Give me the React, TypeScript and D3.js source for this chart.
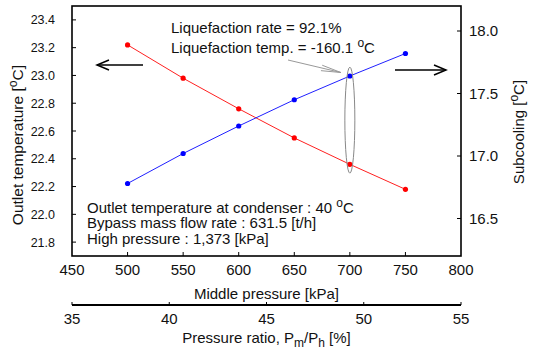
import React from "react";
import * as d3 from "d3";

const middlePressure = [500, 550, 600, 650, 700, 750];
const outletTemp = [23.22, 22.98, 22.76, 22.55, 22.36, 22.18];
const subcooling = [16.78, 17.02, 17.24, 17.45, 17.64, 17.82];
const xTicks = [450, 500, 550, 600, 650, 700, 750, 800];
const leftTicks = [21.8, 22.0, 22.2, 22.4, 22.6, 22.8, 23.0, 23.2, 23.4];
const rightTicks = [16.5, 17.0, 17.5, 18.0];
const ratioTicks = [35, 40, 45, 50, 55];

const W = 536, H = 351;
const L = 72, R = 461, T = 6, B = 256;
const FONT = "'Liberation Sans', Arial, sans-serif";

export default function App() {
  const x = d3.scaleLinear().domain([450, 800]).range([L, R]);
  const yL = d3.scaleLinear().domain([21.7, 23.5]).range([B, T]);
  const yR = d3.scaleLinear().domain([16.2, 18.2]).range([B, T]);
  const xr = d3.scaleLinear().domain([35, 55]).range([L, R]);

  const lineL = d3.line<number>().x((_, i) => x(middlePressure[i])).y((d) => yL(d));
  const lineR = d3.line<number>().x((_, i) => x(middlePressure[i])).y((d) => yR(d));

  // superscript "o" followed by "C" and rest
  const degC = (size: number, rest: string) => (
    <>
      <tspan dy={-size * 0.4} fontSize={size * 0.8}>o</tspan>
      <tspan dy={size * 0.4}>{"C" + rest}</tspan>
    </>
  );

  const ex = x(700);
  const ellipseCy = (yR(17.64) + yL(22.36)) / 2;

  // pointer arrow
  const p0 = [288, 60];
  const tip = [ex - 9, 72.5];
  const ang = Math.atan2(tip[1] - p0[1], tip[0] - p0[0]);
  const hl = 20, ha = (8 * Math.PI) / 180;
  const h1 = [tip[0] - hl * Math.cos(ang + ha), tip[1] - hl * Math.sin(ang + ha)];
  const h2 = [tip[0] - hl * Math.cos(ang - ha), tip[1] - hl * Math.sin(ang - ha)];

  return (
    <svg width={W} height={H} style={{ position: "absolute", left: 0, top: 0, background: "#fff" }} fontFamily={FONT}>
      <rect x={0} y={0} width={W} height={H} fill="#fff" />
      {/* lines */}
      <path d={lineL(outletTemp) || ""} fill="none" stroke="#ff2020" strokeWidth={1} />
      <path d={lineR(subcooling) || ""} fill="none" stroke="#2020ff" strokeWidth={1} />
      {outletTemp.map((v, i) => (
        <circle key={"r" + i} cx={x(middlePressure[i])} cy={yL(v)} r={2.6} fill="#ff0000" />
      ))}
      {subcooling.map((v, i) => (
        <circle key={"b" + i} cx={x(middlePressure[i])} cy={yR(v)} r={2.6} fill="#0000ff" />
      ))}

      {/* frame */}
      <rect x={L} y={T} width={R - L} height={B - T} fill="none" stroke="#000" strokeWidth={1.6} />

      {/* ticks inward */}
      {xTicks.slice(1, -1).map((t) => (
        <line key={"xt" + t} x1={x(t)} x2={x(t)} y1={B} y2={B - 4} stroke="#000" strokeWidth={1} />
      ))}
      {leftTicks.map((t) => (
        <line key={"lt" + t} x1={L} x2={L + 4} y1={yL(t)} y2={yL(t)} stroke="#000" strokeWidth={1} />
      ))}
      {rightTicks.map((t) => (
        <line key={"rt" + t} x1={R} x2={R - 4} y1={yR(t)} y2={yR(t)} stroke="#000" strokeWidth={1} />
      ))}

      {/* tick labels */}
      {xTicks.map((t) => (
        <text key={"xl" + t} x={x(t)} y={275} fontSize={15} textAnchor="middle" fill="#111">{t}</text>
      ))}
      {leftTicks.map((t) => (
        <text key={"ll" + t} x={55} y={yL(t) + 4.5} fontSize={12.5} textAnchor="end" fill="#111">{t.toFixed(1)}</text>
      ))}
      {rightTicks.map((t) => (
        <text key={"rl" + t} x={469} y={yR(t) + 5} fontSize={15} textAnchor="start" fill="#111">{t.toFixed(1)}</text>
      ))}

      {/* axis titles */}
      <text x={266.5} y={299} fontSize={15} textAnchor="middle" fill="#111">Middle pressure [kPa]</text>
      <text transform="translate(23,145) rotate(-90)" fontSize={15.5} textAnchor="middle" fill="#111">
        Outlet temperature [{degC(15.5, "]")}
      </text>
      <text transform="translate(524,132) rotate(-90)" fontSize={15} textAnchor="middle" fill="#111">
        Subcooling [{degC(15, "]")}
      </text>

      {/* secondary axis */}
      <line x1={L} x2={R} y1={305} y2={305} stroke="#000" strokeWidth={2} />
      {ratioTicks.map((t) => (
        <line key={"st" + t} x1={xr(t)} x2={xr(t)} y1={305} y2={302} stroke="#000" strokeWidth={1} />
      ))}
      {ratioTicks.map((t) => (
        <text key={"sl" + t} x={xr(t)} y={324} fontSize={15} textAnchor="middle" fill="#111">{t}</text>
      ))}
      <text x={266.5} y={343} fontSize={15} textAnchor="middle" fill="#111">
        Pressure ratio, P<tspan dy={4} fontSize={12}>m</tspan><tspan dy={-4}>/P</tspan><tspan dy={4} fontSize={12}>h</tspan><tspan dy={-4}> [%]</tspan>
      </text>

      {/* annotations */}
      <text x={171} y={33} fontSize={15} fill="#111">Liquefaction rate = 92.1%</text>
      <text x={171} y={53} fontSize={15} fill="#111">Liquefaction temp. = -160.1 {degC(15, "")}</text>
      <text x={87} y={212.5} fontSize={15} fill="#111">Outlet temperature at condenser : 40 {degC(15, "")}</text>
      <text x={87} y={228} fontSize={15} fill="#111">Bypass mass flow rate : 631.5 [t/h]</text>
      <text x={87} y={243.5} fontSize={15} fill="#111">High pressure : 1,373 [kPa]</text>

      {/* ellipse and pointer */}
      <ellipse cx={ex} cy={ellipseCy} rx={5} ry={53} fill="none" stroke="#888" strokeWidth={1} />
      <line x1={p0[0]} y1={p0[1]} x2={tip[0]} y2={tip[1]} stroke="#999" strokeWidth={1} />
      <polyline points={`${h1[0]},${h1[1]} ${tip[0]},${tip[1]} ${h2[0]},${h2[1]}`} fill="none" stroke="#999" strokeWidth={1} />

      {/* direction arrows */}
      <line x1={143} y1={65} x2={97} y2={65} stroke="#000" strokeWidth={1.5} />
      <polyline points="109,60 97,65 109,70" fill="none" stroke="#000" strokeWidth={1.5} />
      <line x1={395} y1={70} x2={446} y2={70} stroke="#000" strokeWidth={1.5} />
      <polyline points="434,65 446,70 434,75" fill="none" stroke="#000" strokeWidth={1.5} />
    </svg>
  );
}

The request: Pictures are excluded; output everything else in the data verbatim.

Written response:
Give me the React, TypeScript and D3.js source for this chart.
import React from "react";
import * as d3 from "d3";

const middlePressure = [500, 550, 600, 650, 700, 750];
const outletTemp = [23.22, 22.98, 22.76, 22.55, 22.36, 22.18];
const subcooling = [16.78, 17.02, 17.24, 17.45, 17.64, 17.82];
const xTicks = [450, 500, 550, 600, 650, 700, 750, 800];
const leftTicks = [21.8, 22.0, 22.2, 22.4, 22.6, 22.8, 23.0, 23.2, 23.4];
const rightTicks = [16.5, 17.0, 17.5, 18.0];
const ratioTicks = [35, 40, 45, 50, 55];

const W = 536, H = 351;
const L = 72, R = 461, T = 6, B = 256;
const FONT = "'Liberation Sans', Arial, sans-serif";

export default function App() {
  const x = d3.scaleLinear().domain([450, 800]).range([L, R]);
  const yL = d3.scaleLinear().domain([21.7, 23.5]).range([B, T]);
  const yR = d3.scaleLinear().domain([16.2, 18.2]).range([B, T]);
  const xr = d3.scaleLinear().domain([35, 55]).range([L, R]);

  const lineL = d3.line<number>().x((_, i) => x(middlePressure[i])).y((d) => yL(d));
  const lineR = d3.line<number>().x((_, i) => x(middlePressure[i])).y((d) => yR(d));

  // superscript "o" followed by "C" and rest
  const degC = (size: number, rest: string) => (
    <>
      <tspan dy={-size * 0.4} fontSize={size * 0.8}>o</tspan>
      <tspan dy={size * 0.4}>{"C" + rest}</tspan>
    </>
  );

  const ex = x(700);
  const ellipseCy = (yR(17.64) + yL(22.36)) / 2;

  // pointer arrow
  const p0 = [288, 60];
  const tip = [ex - 9, 72.5];
  const ang = Math.atan2(tip[1] - p0[1], tip[0] - p0[0]);
  const hl = 20, ha = (8 * Math.PI) / 180;
  const h1 = [tip[0] - hl * Math.cos(ang + ha), tip[1] - hl * Math.sin(ang + ha)];
  const h2 = [tip[0] - hl * Math.cos(ang - ha), tip[1] - hl * Math.sin(ang - ha)];

  return (
    <svg width={W} height={H} style={{ position: "absolute", left: 0, top: 0, background: "#fff" }} fontFamily={FONT}>
      <rect x={0} y={0} width={W} height={H} fill="#fff" />
      {/* lines */}
      <path d={lineL(outletTemp) || ""} fill="none" stroke="#ff2020" strokeWidth={1} />
      <path d={lineR(subcooling) || ""} fill="none" stroke="#2020ff" strokeWidth={1} />
      {outletTemp.map((v, i) => (
        <circle key={"r" + i} cx={x(middlePressure[i])} cy={yL(v)} r={2.6} fill="#ff0000" />
      ))}
      {subcooling.map((v, i) => (
        <circle key={"b" + i} cx={x(middlePressure[i])} cy={yR(v)} r={2.6} fill="#0000ff" />
      ))}

      {/* frame */}
      <rect x={L} y={T} width={R - L} height={B - T} fill="none" stroke="#000" strokeWidth={1.6} />

      {/* ticks inward */}
      {xTicks.slice(1, -1).map((t) => (
        <line key={"xt" + t} x1={x(t)} x2={x(t)} y1={B} y2={B - 4} stroke="#000" strokeWidth={1} />
      ))}
      {leftTicks.map((t) => (
        <line key={"lt" + t} x1={L} x2={L + 4} y1={yL(t)} y2={yL(t)} stroke="#000" strokeWidth={1} />
      ))}
      {rightTicks.map((t) => (
        <line key={"rt" + t} x1={R} x2={R - 4} y1={yR(t)} y2={yR(t)} stroke="#000" strokeWidth={1} />
      ))}

      {/* tick labels */}
      {xTicks.map((t) => (
        <text key={"xl" + t} x={x(t)} y={275} fontSize={15} textAnchor="middle" fill="#111">{t}</text>
      ))}
      {leftTicks.map((t) => (
        <text key={"ll" + t} x={55} y={yL(t) + 4.5} fontSize={12.5} textAnchor="end" fill="#111">{t.toFixed(1)}</text>
      ))}
      {rightTicks.map((t) => (
        <text key={"rl" + t} x={469} y={yR(t) + 5} fontSize={15} textAnchor="start" fill="#111">{t.toFixed(1)}</text>
      ))}

      {/* axis titles */}
      <text x={266.5} y={299} fontSize={15} textAnchor="middle" fill="#111">Middle pressure [kPa]</text>
      <text transform="translate(23,145) rotate(-90)" fontSize={15.5} textAnchor="middle" fill="#111">
        Outlet temperature [{degC(15.5, "]")}
      </text>
      <text transform="translate(524,132) rotate(-90)" fontSize={15} textAnchor="middle" fill="#111">
        Subcooling [{degC(15, "]")}
      </text>

      {/* secondary axis */}
      <line x1={L} x2={R} y1={305} y2={305} stroke="#000" strokeWidth={2} />
      {ratioTicks.map((t) => (
        <line key={"st" + t} x1={xr(t)} x2={xr(t)} y1={305} y2={302} stroke="#000" strokeWidth={1} />
      ))}
      {ratioTicks.map((t) => (
        <text key={"sl" + t} x={xr(t)} y={324} fontSize={15} textAnchor="middle" fill="#111">{t}</text>
      ))}
      <text x={266.5} y={343} fontSize={15} textAnchor="middle" fill="#111">
        Pressure ratio, P<tspan dy={4} fontSize={12}>m</tspan><tspan dy={-4}>/P</tspan><tspan dy={4} fontSize={12}>h</tspan><tspan dy={-4}> [%]</tspan>
      </text>

      {/* annotations */}
      <text x={171} y={33} fontSize={15} fill="#111">Liquefaction rate = 92.1%</text>
      <text x={171} y={53} fontSize={15} fill="#111">Liquefaction temp. = -160.1 {degC(15, "")}</text>
      <text x={87} y={212.5} fontSize={15} fill="#111">Outlet temperature at condenser : 40 {degC(15, "")}</text>
      <text x={87} y={228} fontSize={15} fill="#111">Bypass mass flow rate : 631.5 [t/h]</text>
      <text x={87} y={243.5} fontSize={15} fill="#111">High pressure : 1,373 [kPa]</text>

      {/* ellipse and pointer */}
      <ellipse cx={ex} cy={ellipseCy} rx={5} ry={53} fill="none" stroke="#888" strokeWidth={1} />
      <line x1={p0[0]} y1={p0[1]} x2={tip[0]} y2={tip[1]} stroke="#999" strokeWidth={1} />
      <polyline points={`${h1[0]},${h1[1]} ${tip[0]},${tip[1]} ${h2[0]},${h2[1]}`} fill="none" stroke="#999" strokeWidth={1} />

      {/* direction arrows */}
      <line x1={143} y1={65} x2={97} y2={65} stroke="#000" strokeWidth={1.5} />
      <polyline points="109,60 97,65 109,70" fill="none" stroke="#000" strokeWidth={1.5} />
      <line x1={395} y1={70} x2={446} y2={70} stroke="#000" strokeWidth={1.5} />
      <polyline points="434,65 446,70 434,75" fill="none" stroke="#000" strokeWidth={1.5} />
    </svg>
  );
}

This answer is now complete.